What is Carbon Sequestering?

The problem of carbon being released into the atmosphere in the modern world is one that has been considered for many years since the damaging effects of fossil fuels were identified. Carbon released into the atmosphere over a prolonged period can lead to a change in the temperature of the world with most government agencies now looking to limit this rise to less than three degrees.

Carbon sequestering is a natural process that takes place almost immediately when lawn care allows for turfgrass to be grown in a natural, organic way. The process of carbon sequestering begins with the roots of grass taking hold in the soil and becoming effective in the removal of carbon dioxide from the atmosphere. Carbon dioxide is usually held within plants before being released back into the atmosphere when the plant dies. Grass completes the process in a different way by turning to biomass when the grass-root dies and the soil around it absorbs the released carbon. 
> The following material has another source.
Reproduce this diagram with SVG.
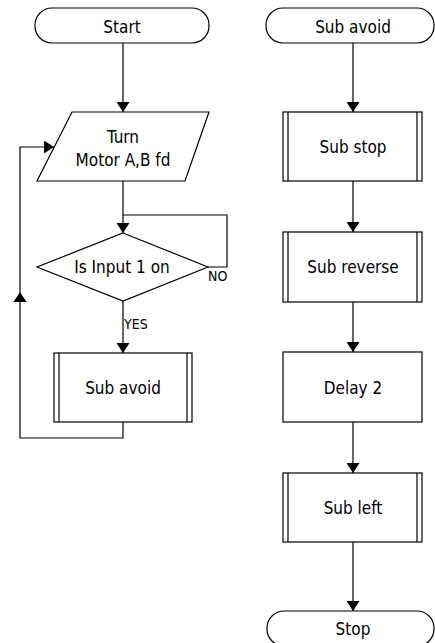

How long can a Lawn Sequester Carbon?

This is one of the biggest unknowns in the scientific community with the ability of grass to sequester and hold carbon linked to the length of the roots each blade of grass has. An organic lawn that is grown without the high levels of water and chemicals involved in lawn maintenance is estimated to begin the process to sequester carbon from the atmosphere almost as soon as it grows. The ability to absorb and hold carbon is thought to be rated at around 25 to 30 years before the roots of turfgrass are filled and cannot be added to in terms of carbon dioxide.

Turfgrass with longer roots, such as that found on the Plains of the U.S. has the potential to sequester carbon for a longer period and hold it for estimated thousands of years. This turfgrass has not been affected by the involvement of humans, meaning it does not have the issues of chemicals or high water use loading up its carbon footprint.

How to Improve the Ability to Sequester Carbon

The ability to sequester carbon is innate in all forms of turfgrass that removes and holds carbon dioxide in its roots during its life. However, not caring for a lawn in the correct way is a good way of limiting the potential of your turfgrass to reach its potential to sequester carbon. 

To make sure the carbon being sequestered by your turfgrass is helping to offset the byproducts of fossil fuels in the right way you should follow a few simple steps, including:

  • Not using fertilizers and pesticides
  • Using native grasses
  • Limiting water use

If the grass used is native to your region or can grow without a large amount of human intervention you can sequester carbon at a high rate. Keeping grass length when cutting at or above 3.5-inches will provide more potential for longer root growth to add time to the sequestering process.